The Antique & Vintage Jewellery Hall in September Hong Kong Jewellery and Gem Fair
The Antique & Vintage Jewellery Hall in September Hong Kong Jewellery and Gem Fair


“Many collectors that we work with in the mainland are still buying. If anything the pressure on the financial markets pushes collectors to invest more of their wealth into a hobby that they love and enjoy,” said Sam Hines, Phillips International Head of Watches, who is based in Hong Kong. “They also feel more comfortable having something with intrinsic value rather than a piece of paper that can suddenly be worth much less. Many collectors also say to us that they prefer having something to wear and enjoy which is hopefully increasing in value. The current market conditions I believe effect the buyer whom would only purchase one watch they see while browsing for other luxury goods. I think the current markets make those collecting a lot more focused and spend a little more wisely.”
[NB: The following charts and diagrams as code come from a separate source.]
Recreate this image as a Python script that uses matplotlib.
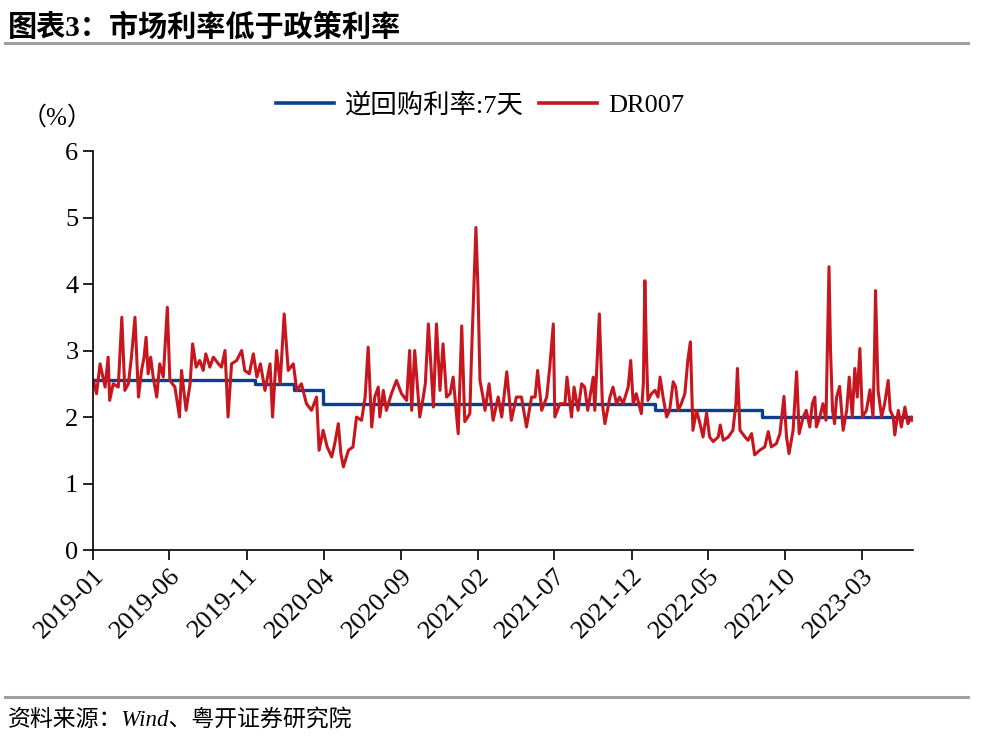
import pandas as pd
import matplotlib
matplotlib.use("Agg")
import matplotlib.pyplot as plt
import matplotlib.dates as mdates
from matplotlib.lines import Line2D

plt.rcParams['font.family'] = ['Liberation Serif', 'Noto Sans CJK SC', 'DejaVu Sans']

# 7-day reverse repo policy rate (step changes)
repo_dates = ["2019-01-02", "2019-11-18", "2020-02-03", "2020-03-30", "2022-01-17", "2022-08-15", "2023-06-09"]
repo_rate = [2.55, 2.50, 2.40, 2.20, 2.10, 2.00, 2.00]

# DR007
dr_dates = [
    "2019-01-02", "2019-01-08", "2019-01-15", "2019-01-25", "2019-01-31", "2019-02-03", "2019-02-10",
    "2019-02-20", "2019-02-27", "2019-03-05", "2019-03-12", "2019-03-18", "2019-03-25", "2019-04-01",
    "2019-04-07", "2019-04-12", "2019-04-16", "2019-04-20", "2019-04-25", "2019-04-30", "2019-05-07",
    "2019-05-13", "2019-05-20", "2019-05-28", "2019-06-02", "2019-06-12", "2019-06-21", "2019-06-25",
    "2019-07-04", "2019-07-12", "2019-07-17", "2019-07-24", "2019-07-31", "2019-08-07", "2019-08-12",
    "2019-08-20", "2019-08-27", "2019-09-06", "2019-09-12", "2019-09-19", "2019-09-25", "2019-10-02",
    "2019-10-12", "2019-10-22", "2019-10-28", "2019-11-06", "2019-11-14", "2019-11-21", "2019-11-28",
    "2019-12-07", "2019-12-17", "2019-12-22", "2019-12-30",
    "2020-01-06", "2020-01-14", "2020-01-22", "2020-02-01", "2020-02-08", "2020-02-17", "2020-02-27",
    "2020-03-08", "2020-03-18", "2020-03-23", "2020-03-31", "2020-04-08", "2020-04-17", "2020-04-23",
    "2020-04-30", "2020-05-05", "2020-05-10", "2020-05-20", "2020-05-29", "2020-06-05", "2020-06-15",
    "2020-06-22", "2020-06-28", "2020-07-05", "2020-07-11", "2020-07-18", "2020-07-21", "2020-07-28",
    "2020-08-03", "2020-08-13", "2020-08-23", "2020-09-02", "2020-09-12", "2020-09-18", "2020-09-22",
    "2020-09-28", "2020-10-08", "2020-10-15", "2020-10-19", "2020-10-25", "2020-11-04", "2020-11-10",
    "2020-11-17", "2020-11-23", "2020-11-30", "2020-12-07", "2020-12-13", "2020-12-23", "2020-12-30",
    "2021-01-05", "2021-01-15", "2021-01-18", "2021-01-27", "2021-01-31", "2021-02-04", "2021-02-10",
    "2021-02-14", "2021-02-22", "2021-03-02", "2021-03-12", "2021-03-19", "2021-03-29", "2021-04-07",
    "2021-04-17", "2021-04-27", "2021-05-07", "2021-05-17", "2021-05-24", "2021-05-29", "2021-06-06",
    "2021-06-16", "2021-06-22", "2021-06-29", "2021-07-02", "2021-07-12", "2021-07-22", "2021-07-26",
    "2021-08-04", "2021-08-09", "2021-08-17", "2021-08-24", "2021-08-30", "2021-09-05", "2021-09-16",
    "2021-09-19", "2021-09-28", "2021-10-04", "2021-10-09", "2021-10-19", "2021-10-25", "2021-11-01",
    "2021-11-07", "2021-11-14", "2021-11-24", "2021-11-29", "2021-12-04", "2021-12-10", "2021-12-20",
    "2021-12-24", "2021-12-27", "2021-12-30",
    "2022-01-02", "2022-01-09", "2022-01-16", "2022-01-22", "2022-01-26", "2022-02-01", "2022-02-08",
    "2022-02-14", "2022-02-21", "2022-02-26", "2022-03-03", "2022-03-09", "2022-03-16", "2022-03-22",
    "2022-03-27", "2022-04-01", "2022-04-08", "2022-04-15", "2022-04-21", "2022-04-28", "2022-05-04",
    "2022-05-11", "2022-05-21", "2022-05-25", "2022-05-31", "2022-06-10", "2022-06-19", "2022-06-25",
    "2022-06-28", "2022-07-03", "2022-07-13", "2022-07-19", "2022-07-26", "2022-08-01", "2022-08-11",
    "2022-08-21", "2022-08-28", "2022-09-03", "2022-09-13", "2022-09-20", "2022-09-28", "2022-10-03",
    "2022-10-08", "2022-10-16", "2022-10-23", "2022-10-28", "2022-11-05", "2022-11-11", "2022-11-18",
    "2022-11-23", "2022-11-28", "2022-12-01", "2022-12-08", "2022-12-14", "2022-12-20", "2022-12-26",
    "2022-12-29",
    "2023-01-02", "2023-01-06", "2023-01-10", "2023-01-16", "2023-01-23", "2023-01-30", "2023-02-04",
    "2023-02-10", "2023-02-15", "2023-02-20", "2023-02-25", "2023-03-02", "2023-03-10", "2023-03-17",
    "2023-03-23", "2023-03-26", "2023-03-28", "2023-03-31", "2023-04-02", "2023-04-09", "2023-04-15",
    "2023-04-22", "2023-04-26", "2023-05-02", "2023-05-05", "2023-05-12", "2023-05-18", "2023-05-25",
    "2023-05-31", "2023-06-07", "2023-06-09",
]
dr007 = [
    2.55, 2.35, 2.80, 2.45, 2.90, 2.25, 2.50,
    2.45, 3.50, 2.40, 2.50, 2.90, 3.50, 2.30,
    2.70, 2.90, 3.20, 2.65, 2.90, 2.60, 2.30,
    2.80, 2.60, 3.65, 2.55, 2.45, 2.00, 2.70,
    2.10, 2.50, 3.10, 2.75, 2.85, 2.70, 2.95,
    2.75, 2.90, 2.80, 2.75, 3.00, 2.00, 2.80,
    2.85, 3.00, 2.70, 2.65, 2.95, 2.60, 2.80,
    2.40, 2.80, 2.00, 3.00,
    2.50, 3.55, 2.70, 2.80, 2.40, 2.50, 2.20,
    2.10, 2.30, 1.50, 1.80, 1.55, 1.40, 1.60,
    1.90, 1.45, 1.25, 1.50, 1.55, 2.00, 1.95,
    2.30, 3.05, 1.85, 2.30, 2.45, 2.00, 2.40,
    2.10, 2.35, 2.55, 2.35, 2.25, 3.00, 2.10,
    3.00, 2.00, 2.30, 2.50, 3.40, 2.15, 3.40,
    2.40, 3.10, 2.30, 2.35, 2.60, 1.75, 3.37,
    1.93, 2.05, 2.85, 4.85, 3.95, 2.55, 2.30,
    2.10, 2.50, 1.95, 2.30, 2.00, 2.68, 1.95,
    2.30, 2.30, 1.85, 2.30, 2.30, 2.70, 2.10,
    2.30, 2.75, 3.40, 2.00, 2.20, 2.20, 2.60,
    2.00, 2.45, 2.10, 2.50, 2.45, 2.10, 2.60,
    2.10, 3.55, 2.20, 1.90, 2.30, 2.45, 2.20,
    2.30, 2.20, 2.45, 2.85, 2.20, 2.35, 2.05,
    2.50, 4.05, 3.00,
    2.25, 2.35, 2.40, 2.30, 2.60, 2.30, 2.00,
    2.10, 2.53, 2.45, 2.10, 2.20, 2.35, 2.86,
    3.13, 1.80, 2.10, 1.90, 1.70, 2.06, 1.70,
    1.63, 1.70, 1.88, 1.65, 1.70, 1.80, 2.20,
    2.73, 1.80, 1.70, 1.65, 1.75, 1.43, 1.50,
    1.55, 1.78, 1.55, 1.60, 1.75, 2.31, 1.70,
    1.45, 1.80, 2.68, 1.75, 2.00, 2.10, 1.85,
    2.20, 2.30, 1.85, 2.00, 2.20, 1.95, 4.26,
    3.00,
    2.10, 1.90, 2.30, 2.46, 1.80, 2.10, 2.60,
    2.00, 2.73, 2.30, 3.03, 2.00, 2.10, 2.41,
    2.00, 3.00, 3.90, 3.00, 2.40, 2.00, 2.20,
    2.55, 2.10, 2.00, 1.73, 2.10, 1.85, 2.15,
    1.90, 2.00, 1.95,
]

xticks = ["2019-01", "2019-06", "2019-11", "2020-04", "2020-09", "2021-02",
          "2021-07", "2021-12", "2022-05", "2022-10", "2023-03"]

blue = "#0B3D91"
red = "#C8161E"

fig = plt.figure(figsize=(9.87, 7.52), dpi=100)
ax = fig.add_axes([0.0942, 0.2686, 0.8308, 0.5306])

ax.plot(pd.to_datetime(repo_dates), repo_rate, color=blue, lw=2.4, drawstyle="steps-post")
ax.plot(pd.to_datetime(dr_dates), dr007, color=red, lw=2.2)

ax.set_ylim(0, 6)
ax.set_yticks(range(0, 7))
ax.set_xlim(pd.Timestamp("2019-01-01"), pd.Timestamp("2023-06-10"))
ax.set_xticks(pd.to_datetime(xticks))
ax.xaxis.set_major_formatter(mdates.DateFormatter("%Y-%m"))
ax.tick_params(axis="both", labelsize=19, direction="out", length=7, width=1.2, color="black")
plt.setp(ax.get_xticklabels(), rotation=45, ha="right", rotation_mode="anchor")
for s in ["top", "right"]:
    ax.spines[s].set_visible(False)
for s in ["left", "bottom"]:
    ax.spines[s].set_linewidth(1.2)

# title / source
fig.text(0.008, 1 - 27 / 752, "图表3：市场利率低于政策利率", fontsize=21, fontweight="bold", va="center")
fig.add_artist(Line2D([5 / 987, 968 / 987], [1 - 43 / 752, 1 - 43 / 752], color="#A0A0A0", lw=2.2))
fig.add_artist(Line2D([5 / 987, 968 / 987], [1 - 697 / 752, 1 - 697 / 752], color="#A0A0A0", lw=2.2))
fig.text(0.008, 1 - 721 / 752, "资料来源：Wind、粤开证券研究院", fontsize=16.5, style="italic", va="center")

fig.text(22 / 987, 1 - 118 / 752, "（%）", fontsize=18, va="center")

handles = [Line2D([], [], color=blue, lw=2.6), Line2D([], [], color=red, lw=2.6)]
fig.legend(handles, ["逆回购利率:7天", "DR007"], loc="center", bbox_to_anchor=(480 / 987, 1 - 105 / 752),
           ncol=2, frameon=False, fontsize=19, handlelength=2.2, handletextpad=0.4, columnspacing=0.6)

fig.savefig("out.png", dpi=100)
plt.close(fig)
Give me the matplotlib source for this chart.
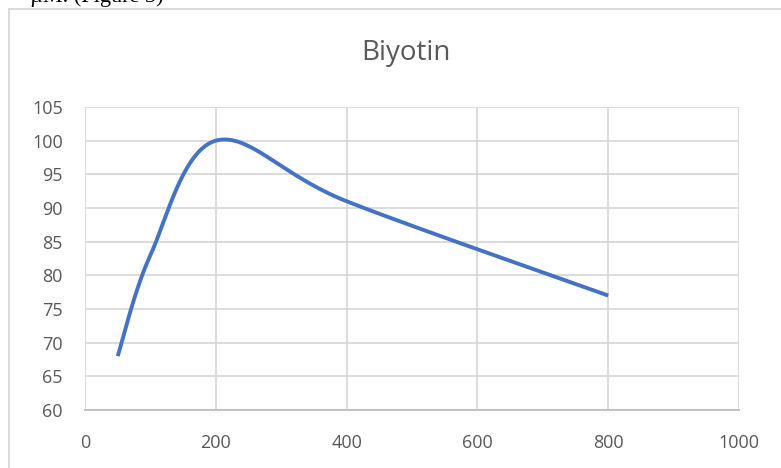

Graeme Thompson, Bonhams Asia director of Jewellery, added, “Coloured stones are doing incredibly well. Vintage (pieces over 100 years old) and period jewellery (representing a specific time frame and style) markets are up. There are opportunities to be had.” He also notes that wealth is being created in China “unlike anywhere else in the world. That’s going to have a clear impact on collectible market in the next five to 10 years.”


The “Antique & Vintage Jewellery” section of the September Hong Kong Jewellery & Gem Fair is perhaps the least talked about area of the show. This year, from my perspective it was among the busiest, if not the busiest, section of the show.


The Antique & Vintage Jewellery Hall in September Hong Kong Jewellery and Gem Fair


Prior to fair there was a sense that sales would be down based on recent headlines, but the exhibitors seemed to do quite well.


“The world press exaggerated the negative business in Asia,” Edward Faber, co-owner of Aaron Faber Gallery, said at his very active booth. The retailer specializes in vintage and period jewellery and timepieces and in contemporary studio jewellery.


Mr Faber said for both jewellery and watches, buyers are looking for unique, unusual pieces at a good price.


“Value is winning out in watches and motivating buyers,” he said.


Patricia Kiley Faber, the other half of the husband and wife team, said buyers are looking for jewellery they can “easily resell”. Also, one-of-a-kind pieces that are a bit different.


So when times are uncertain, collectors look to quality and uniqueness at a good price.